En clôturant la commission parlementaire qui a entendu 59 intervenants et reçu 88 mémoires relativement à son projet de loi 10 sur la réforme du système de santé, le ministre Gaétan Barrette a eu ces phrases suaves :
«Je n'ai pas entendu un seul administrateur, un seul employé [du réseau] ni un seul citoyen qui m'a dit d'arrêter... Je ne donnerais jamais les pouvoirs de ce projet de loi dans sa version actuelle à mon prédécesseur.»
De toute évidence, le ministre n'est pas allé sur le terrain, ou bien les administrateurs et les directeurs généraux n'ont pas osé lui dire ce qu'ils pensent de son projet, probablement parce qu'ils seront tous remerciés ou mis en disponibilité d'ici le 31 décembre. Ils ont intérêt à se montrer discrets, puisque c'est surtout parmi eux que le ministre nommera les administrateurs, les directeurs généraux et les directeurs généraux adjoints qui géreront, à compter du 1er avril 2015, les 16 centres intégrés de santé et de services sociaux (CISSS), nés de la fusion des agences, des hôpitaux et des centres de services dans les différentes régions administratives.
De plus, en disant ne pas vouloir donner à son prédécesseur les pouvoirs qu'il s'attribue dans son projet de loi, le ministre indique que ceux-ci pourraient être dangereux s'ils tombaient en d'autres mains. Il prouve ainsi par l'absurde que son projet de loi octroie trop de pouvoir à une seule personne, même si elle est ministre.

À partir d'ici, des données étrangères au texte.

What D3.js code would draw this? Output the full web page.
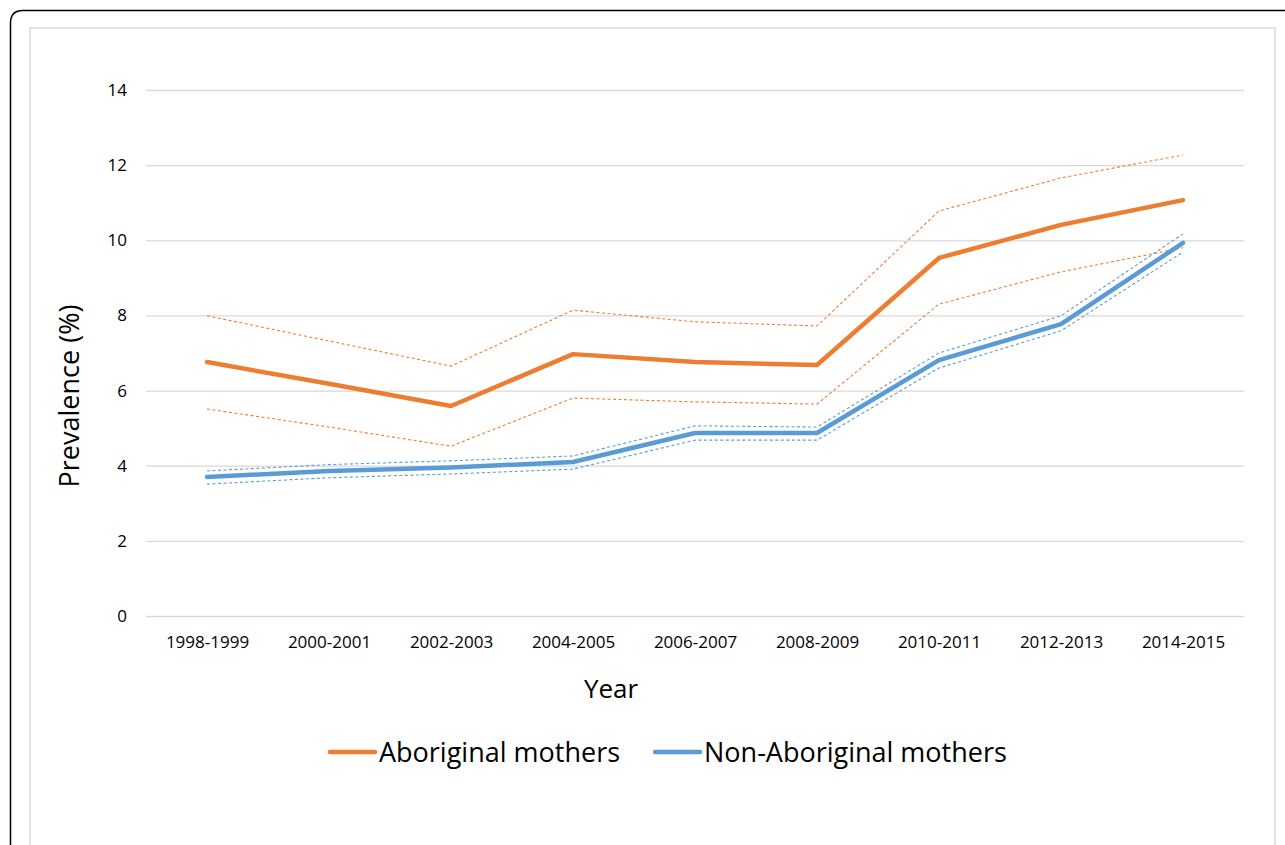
<!DOCTYPE html>
<html>
<head>
<meta charset="utf-8">
<script src="https://cdn.jsdelivr.net/npm/d3@7"></script>
<style>
  body { margin: 0; background: #fff; }
  svg { display: block; }
  svg text { font-family: "Open Sans", "Noto Sans", sans-serif; }
</style>
</head>
<body>
<svg id="chart" width="1285" height="845"></svg>
<script>
const years = ['1998-1999', '2000-2001', '2002-2003', '2004-2005', '2006-2007',
    '2008-2009', '2010-2011', '2012-2013', '2014-2015'];
const yTicks = [0, 2, 4, 6, 8, 10, 12, 14];

const aboriginal = [6.76, 6.18, 5.59, 6.97, 6.76, 6.68, 9.53, 10.41, 11.07];
const aboriginalUpper = [7.99, 7.32, 6.65, 8.14, 7.83, 7.72, 10.78, 11.66, 12.27];
const aboriginalLower = [5.51, 5.03, 4.52, 5.80, 5.70, 5.64, 8.30, 9.16, 9.80];

const nonAboriginal = [3.70, 3.86, 3.95, 4.10, 4.87, 4.87, 6.81, 7.77, 9.93];
const nonAboriginalUpper = [3.86, 4.03, 4.13, 4.26, 5.06, 5.03, 7.00, 7.99, 10.17];
const nonAboriginalLower = [3.51, 3.68, 3.78, 3.91, 4.68, 4.68, 6.60, 7.59, 9.69];

const COLORS = { orange: '#ED7D31', blue: '#5B9BD5', grid: '#D9D9D9', text: '#000' };
const FONT = '"Open Sans", "Noto Sans", sans-serif';

const svg = d3.select('#chart');

// outer frame and inner chart box
svg.append('path')
    .attr('d', 'M10.5,1000 L10.5,23 Q10.5,10.5 23,10.5 L1400,10.5')
    .attr('fill', 'none')
    .attr('stroke', '#000')
    .attr('stroke-width', 1.5);
svg.append('rect')
    .attr('x', 30).attr('y', 28)
    .attr('width', 1245).attr('height', 900)
    .attr('fill', '#fff')
    .attr('stroke', '#D9D9D9')
    .attr('stroke-width', 1.5);

const plot = { left: 146, right: 1244, top: 90, bottom: 616 };

const x = d3.scalePoint()
    .domain(years)
    .range([plot.left, plot.right])
    .padding(0.5);
const y = d3.scaleLinear()
    .domain([0, 14])
    .range([plot.bottom, plot.top]);

// y axis with grid
const yAxis = svg.append('g')
    .attr('class', 'y-axis')
    .attr('transform', `translate(${plot.left},0)`)
    .call(d3.axisLeft(y).tickValues(yTicks).tickSize(-(plot.right - plot.left)).tickPadding(19));
yAxis.attr('font-family', FONT).attr('font-size', 17);
yAxis.select('.domain').remove();
yAxis.selectAll('.tick line').attr('stroke', COLORS.grid).attr('stroke-width', 1.3);
yAxis.selectAll('.tick text').attr('fill', COLORS.text);

// x axis
const xAxis = svg.append('g')
    .attr('class', 'x-axis')
    .attr('transform', `translate(0,${plot.bottom})`)
    .call(d3.axisBottom(x).tickSize(0).tickPadding(20));
xAxis.attr('font-family', FONT).attr('font-size', 17);
xAxis.select('.domain').remove();
xAxis.selectAll('.tick text').attr('fill', COLORS.text);

// axis titles
svg.append('text')
    .attr('x', 611).attr('y', 698)
    .attr('text-anchor', 'middle')
    .attr('font-size', 26)
    .attr('fill', COLORS.text)
    .text('Year');
svg.append('text')
    .attr('transform', 'translate(79,396) rotate(-90)')
    .attr('text-anchor', 'middle')
    .attr('font-size', 27)
    .attr('fill', COLORS.text)
    .text('Prevalence (%)');

const line = d3.line()
    .x((d, i) => x(years[i]))
    .y(d => y(d));

const series = [
    { values: aboriginalUpper, color: COLORS.orange, dashed: true },
    { values: aboriginalLower, color: COLORS.orange, dashed: true },
    { values: nonAboriginalUpper, color: COLORS.blue, dashed: true },
    { values: nonAboriginalLower, color: COLORS.blue, dashed: true },
    { values: aboriginal, color: COLORS.orange, dashed: false },
    { values: nonAboriginal, color: COLORS.blue, dashed: false }
];

const lines = svg.append('g').attr('id', 'lines');
series.forEach(s => {
    lines.append('path')
        .datum(s.values)
        .attr('d', line)
        .attr('fill', 'none')
        .attr('stroke', s.color)
        .attr('stroke-width', s.dashed ? 1.1 : 4.5)
        .attr('stroke-dasharray', s.dashed ? '3,2.5' : null)
        .attr('stroke-linecap', s.dashed ? 'butt' : 'round')
        .attr('stroke-linejoin', 'round');
});

// legend
const legendItems = [
    { label: 'Aboriginal mothers', color: COLORS.orange, x: 330 },
    { label: 'Non-Aboriginal mothers', color: COLORS.blue, x: 655 }
];
const legend = svg.append('g').attr('class', 'legend');
legendItems.forEach(item => {
    legend.append('line')
        .attr('x1', item.x).attr('x2', item.x + 45)
        .attr('y1', 752).attr('y2', 752)
        .attr('stroke', item.color)
        .attr('stroke-width', 4.5)
        .attr('stroke-linecap', 'round');
    legend.append('text')
        .attr('x', item.x + 49).attr('y', 762)
        .attr('font-size', 27)
        .attr('fill', COLORS.text)
        .text(item.label);
});
</script>
</body>
</html>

Cela dit, M. Barrette a promis qu'il amenderait son projet de loi pour tenir compte de critiques et préciser que certains pouvoirs qu'il s'est attribués seront «transitoires». Il reste à voir jusqu'à quel point il corrigera les énormes défauts de son projet, tels qu'énoncés dans cette chronique la semaine dernière et relevés par plusieurs autres observateurs.